WHAT YOU HAVE TO DO :: Skip the pictures and repeat each line of the data exactly.

SUPPLIED INFORMATION ::
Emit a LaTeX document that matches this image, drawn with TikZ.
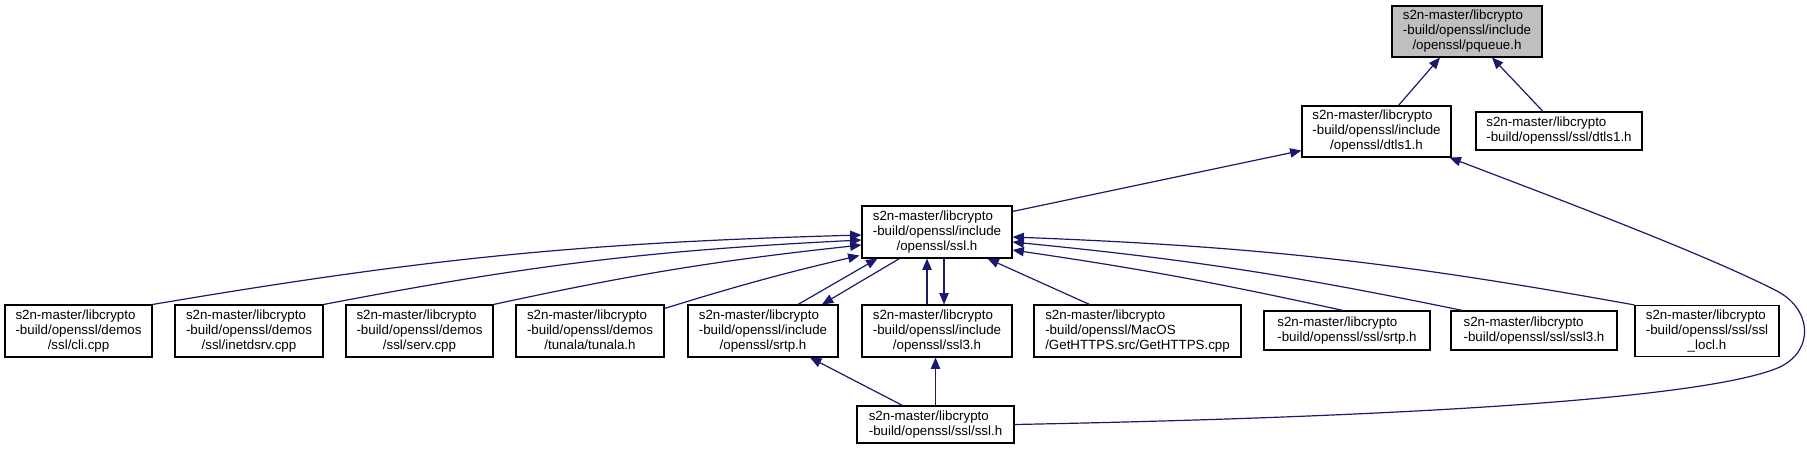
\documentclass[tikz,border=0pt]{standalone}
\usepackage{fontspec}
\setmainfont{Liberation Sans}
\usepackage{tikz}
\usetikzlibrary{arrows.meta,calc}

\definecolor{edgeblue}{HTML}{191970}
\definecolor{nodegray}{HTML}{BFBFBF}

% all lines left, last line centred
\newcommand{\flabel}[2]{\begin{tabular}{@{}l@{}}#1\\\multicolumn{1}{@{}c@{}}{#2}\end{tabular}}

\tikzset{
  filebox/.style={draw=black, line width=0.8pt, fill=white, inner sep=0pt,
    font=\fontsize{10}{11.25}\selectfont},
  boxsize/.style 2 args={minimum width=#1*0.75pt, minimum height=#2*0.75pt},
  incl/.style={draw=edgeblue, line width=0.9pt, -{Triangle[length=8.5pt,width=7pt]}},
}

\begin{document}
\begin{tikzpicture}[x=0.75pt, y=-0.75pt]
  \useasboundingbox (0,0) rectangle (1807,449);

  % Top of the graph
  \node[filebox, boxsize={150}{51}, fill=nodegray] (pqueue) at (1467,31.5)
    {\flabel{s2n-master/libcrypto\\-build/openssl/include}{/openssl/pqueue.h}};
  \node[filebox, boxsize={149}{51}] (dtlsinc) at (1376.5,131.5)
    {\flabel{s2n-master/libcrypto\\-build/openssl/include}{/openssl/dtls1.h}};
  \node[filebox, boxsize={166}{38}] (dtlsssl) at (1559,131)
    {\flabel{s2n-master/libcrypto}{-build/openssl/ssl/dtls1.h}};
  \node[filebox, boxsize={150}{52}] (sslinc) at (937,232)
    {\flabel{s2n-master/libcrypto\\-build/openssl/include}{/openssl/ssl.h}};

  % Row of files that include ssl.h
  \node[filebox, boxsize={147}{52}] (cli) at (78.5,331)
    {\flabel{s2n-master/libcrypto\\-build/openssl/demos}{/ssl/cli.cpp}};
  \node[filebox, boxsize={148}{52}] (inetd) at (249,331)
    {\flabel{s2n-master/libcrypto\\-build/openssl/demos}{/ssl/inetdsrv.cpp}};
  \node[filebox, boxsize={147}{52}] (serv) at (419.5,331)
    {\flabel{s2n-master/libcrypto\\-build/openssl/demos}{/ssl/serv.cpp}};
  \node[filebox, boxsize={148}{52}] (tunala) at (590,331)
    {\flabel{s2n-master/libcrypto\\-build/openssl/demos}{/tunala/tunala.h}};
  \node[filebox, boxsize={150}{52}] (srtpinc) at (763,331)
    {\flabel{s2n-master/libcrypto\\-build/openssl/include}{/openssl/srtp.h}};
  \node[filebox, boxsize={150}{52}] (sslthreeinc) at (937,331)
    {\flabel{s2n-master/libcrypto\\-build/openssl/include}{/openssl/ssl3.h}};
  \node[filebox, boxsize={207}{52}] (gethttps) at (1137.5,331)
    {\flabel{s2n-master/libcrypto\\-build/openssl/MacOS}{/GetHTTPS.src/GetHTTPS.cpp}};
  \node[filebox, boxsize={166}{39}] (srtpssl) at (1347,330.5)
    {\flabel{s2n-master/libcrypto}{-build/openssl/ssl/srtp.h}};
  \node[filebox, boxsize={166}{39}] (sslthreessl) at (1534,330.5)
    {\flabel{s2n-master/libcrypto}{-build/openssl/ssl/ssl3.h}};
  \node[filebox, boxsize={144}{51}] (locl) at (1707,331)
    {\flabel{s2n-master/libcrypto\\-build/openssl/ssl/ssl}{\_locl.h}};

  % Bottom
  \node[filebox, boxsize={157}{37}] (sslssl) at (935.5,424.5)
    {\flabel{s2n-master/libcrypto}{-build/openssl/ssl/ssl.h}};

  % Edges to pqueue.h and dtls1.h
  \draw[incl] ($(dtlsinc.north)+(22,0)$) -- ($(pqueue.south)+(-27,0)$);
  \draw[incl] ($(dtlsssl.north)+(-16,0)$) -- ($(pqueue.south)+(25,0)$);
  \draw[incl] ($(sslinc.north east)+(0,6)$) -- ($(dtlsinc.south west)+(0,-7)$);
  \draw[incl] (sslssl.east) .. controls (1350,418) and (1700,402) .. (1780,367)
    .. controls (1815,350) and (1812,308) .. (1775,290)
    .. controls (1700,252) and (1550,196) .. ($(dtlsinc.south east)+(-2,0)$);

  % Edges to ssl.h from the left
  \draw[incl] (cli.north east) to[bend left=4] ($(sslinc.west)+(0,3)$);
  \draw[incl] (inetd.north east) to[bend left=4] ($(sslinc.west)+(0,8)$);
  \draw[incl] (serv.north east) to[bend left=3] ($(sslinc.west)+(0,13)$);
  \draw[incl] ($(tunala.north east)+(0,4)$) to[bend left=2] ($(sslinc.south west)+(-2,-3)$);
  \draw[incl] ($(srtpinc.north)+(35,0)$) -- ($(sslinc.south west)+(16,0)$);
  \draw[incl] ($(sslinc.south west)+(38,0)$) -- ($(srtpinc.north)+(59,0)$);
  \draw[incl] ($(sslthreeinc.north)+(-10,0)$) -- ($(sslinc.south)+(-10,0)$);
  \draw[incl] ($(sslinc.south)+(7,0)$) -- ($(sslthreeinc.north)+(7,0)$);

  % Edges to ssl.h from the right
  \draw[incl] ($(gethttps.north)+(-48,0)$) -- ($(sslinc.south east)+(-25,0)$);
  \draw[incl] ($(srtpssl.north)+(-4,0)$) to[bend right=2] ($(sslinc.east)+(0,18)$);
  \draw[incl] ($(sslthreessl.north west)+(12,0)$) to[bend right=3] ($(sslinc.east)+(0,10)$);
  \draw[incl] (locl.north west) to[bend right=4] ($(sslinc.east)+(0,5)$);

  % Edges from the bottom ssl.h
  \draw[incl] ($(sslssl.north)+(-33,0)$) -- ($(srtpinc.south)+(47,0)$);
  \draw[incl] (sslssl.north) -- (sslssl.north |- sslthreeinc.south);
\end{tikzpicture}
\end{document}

OUTPUT ::
Emit a LaTeX document that matches this image, drawn with TikZ.
\documentclass[tikz,border=0pt]{standalone}
\usepackage{fontspec}
\setmainfont{Liberation Sans}
\usepackage{tikz}
\usetikzlibrary{arrows.meta,calc}

\definecolor{edgeblue}{HTML}{191970}
\definecolor{nodegray}{HTML}{BFBFBF}

% all lines left, last line centred
\newcommand{\flabel}[2]{\begin{tabular}{@{}l@{}}#1\\\multicolumn{1}{@{}c@{}}{#2}\end{tabular}}

\tikzset{
  filebox/.style={draw=black, line width=0.8pt, fill=white, inner sep=0pt,
    font=\fontsize{10}{11.25}\selectfont},
  boxsize/.style 2 args={minimum width=#1*0.75pt, minimum height=#2*0.75pt},
  incl/.style={draw=edgeblue, line width=0.9pt, -{Triangle[length=8.5pt,width=7pt]}},
}

\begin{document}
\begin{tikzpicture}[x=0.75pt, y=-0.75pt]
  \useasboundingbox (0,0) rectangle (1807,449);

  % Top of the graph
  \node[filebox, boxsize={150}{51}, fill=nodegray] (pqueue) at (1467,31.5)
    {\flabel{s2n-master/libcrypto\\-build/openssl/include}{/openssl/pqueue.h}};
  \node[filebox, boxsize={149}{51}] (dtlsinc) at (1376.5,131.5)
    {\flabel{s2n-master/libcrypto\\-build/openssl/include}{/openssl/dtls1.h}};
  \node[filebox, boxsize={166}{38}] (dtlsssl) at (1559,131)
    {\flabel{s2n-master/libcrypto}{-build/openssl/ssl/dtls1.h}};
  \node[filebox, boxsize={150}{52}] (sslinc) at (937,232)
    {\flabel{s2n-master/libcrypto\\-build/openssl/include}{/openssl/ssl.h}};

  % Row of files that include ssl.h
  \node[filebox, boxsize={147}{52}] (cli) at (78.5,331)
    {\flabel{s2n-master/libcrypto\\-build/openssl/demos}{/ssl/cli.cpp}};
  \node[filebox, boxsize={148}{52}] (inetd) at (249,331)
    {\flabel{s2n-master/libcrypto\\-build/openssl/demos}{/ssl/inetdsrv.cpp}};
  \node[filebox, boxsize={147}{52}] (serv) at (419.5,331)
    {\flabel{s2n-master/libcrypto\\-build/openssl/demos}{/ssl/serv.cpp}};
  \node[filebox, boxsize={148}{52}] (tunala) at (590,331)
    {\flabel{s2n-master/libcrypto\\-build/openssl/demos}{/tunala/tunala.h}};
  \node[filebox, boxsize={150}{52}] (srtpinc) at (763,331)
    {\flabel{s2n-master/libcrypto\\-build/openssl/include}{/openssl/srtp.h}};
  \node[filebox, boxsize={150}{52}] (sslthreeinc) at (937,331)
    {\flabel{s2n-master/libcrypto\\-build/openssl/include}{/openssl/ssl3.h}};
  \node[filebox, boxsize={207}{52}] (gethttps) at (1137.5,331)
    {\flabel{s2n-master/libcrypto\\-build/openssl/MacOS}{/GetHTTPS.src/GetHTTPS.cpp}};
  \node[filebox, boxsize={166}{39}] (srtpssl) at (1347,330.5)
    {\flabel{s2n-master/libcrypto}{-build/openssl/ssl/srtp.h}};
  \node[filebox, boxsize={166}{39}] (sslthreessl) at (1534,330.5)
    {\flabel{s2n-master/libcrypto}{-build/openssl/ssl/ssl3.h}};
  \node[filebox, boxsize={144}{51}] (locl) at (1707,331)
    {\flabel{s2n-master/libcrypto\\-build/openssl/ssl/ssl}{\_locl.h}};

  % Bottom
  \node[filebox, boxsize={157}{37}] (sslssl) at (935.5,424.5)
    {\flabel{s2n-master/libcrypto}{-build/openssl/ssl/ssl.h}};

  % Edges to pqueue.h and dtls1.h
  \draw[incl] ($(dtlsinc.north)+(22,0)$) -- ($(pqueue.south)+(-27,0)$);
  \draw[incl] ($(dtlsssl.north)+(-16,0)$) -- ($(pqueue.south)+(25,0)$);
  \draw[incl] ($(sslinc.north east)+(0,6)$) -- ($(dtlsinc.south west)+(0,-7)$);
  \draw[incl] (sslssl.east) .. controls (1350,418) and (1700,402) .. (1780,367)
    .. controls (1815,350) and (1812,308) .. (1775,290)
    .. controls (1700,252) and (1550,196) .. ($(dtlsinc.south east)+(-2,0)$);

  % Edges to ssl.h from the left
  \draw[incl] (cli.north east) to[bend left=4] ($(sslinc.west)+(0,3)$);
  \draw[incl] (inetd.north east) to[bend left=4] ($(sslinc.west)+(0,8)$);
  \draw[incl] (serv.north east) to[bend left=3] ($(sslinc.west)+(0,13)$);
  \draw[incl] ($(tunala.north east)+(0,4)$) to[bend left=2] ($(sslinc.south west)+(-2,-3)$);
  \draw[incl] ($(srtpinc.north)+(35,0)$) -- ($(sslinc.south west)+(16,0)$);
  \draw[incl] ($(sslinc.south west)+(38,0)$) -- ($(srtpinc.north)+(59,0)$);
  \draw[incl] ($(sslthreeinc.north)+(-10,0)$) -- ($(sslinc.south)+(-10,0)$);
  \draw[incl] ($(sslinc.south)+(7,0)$) -- ($(sslthreeinc.north)+(7,0)$);

  % Edges to ssl.h from the right
  \draw[incl] ($(gethttps.north)+(-48,0)$) -- ($(sslinc.south east)+(-25,0)$);
  \draw[incl] ($(srtpssl.north)+(-4,0)$) to[bend right=2] ($(sslinc.east)+(0,18)$);
  \draw[incl] ($(sslthreessl.north west)+(12,0)$) to[bend right=3] ($(sslinc.east)+(0,10)$);
  \draw[incl] (locl.north west) to[bend right=4] ($(sslinc.east)+(0,5)$);

  % Edges from the bottom ssl.h
  \draw[incl] ($(sslssl.north)+(-33,0)$) -- ($(srtpinc.south)+(47,0)$);
  \draw[incl] (sslssl.north) -- (sslssl.north |- sslthreeinc.south);
\end{tikzpicture}
\end{document}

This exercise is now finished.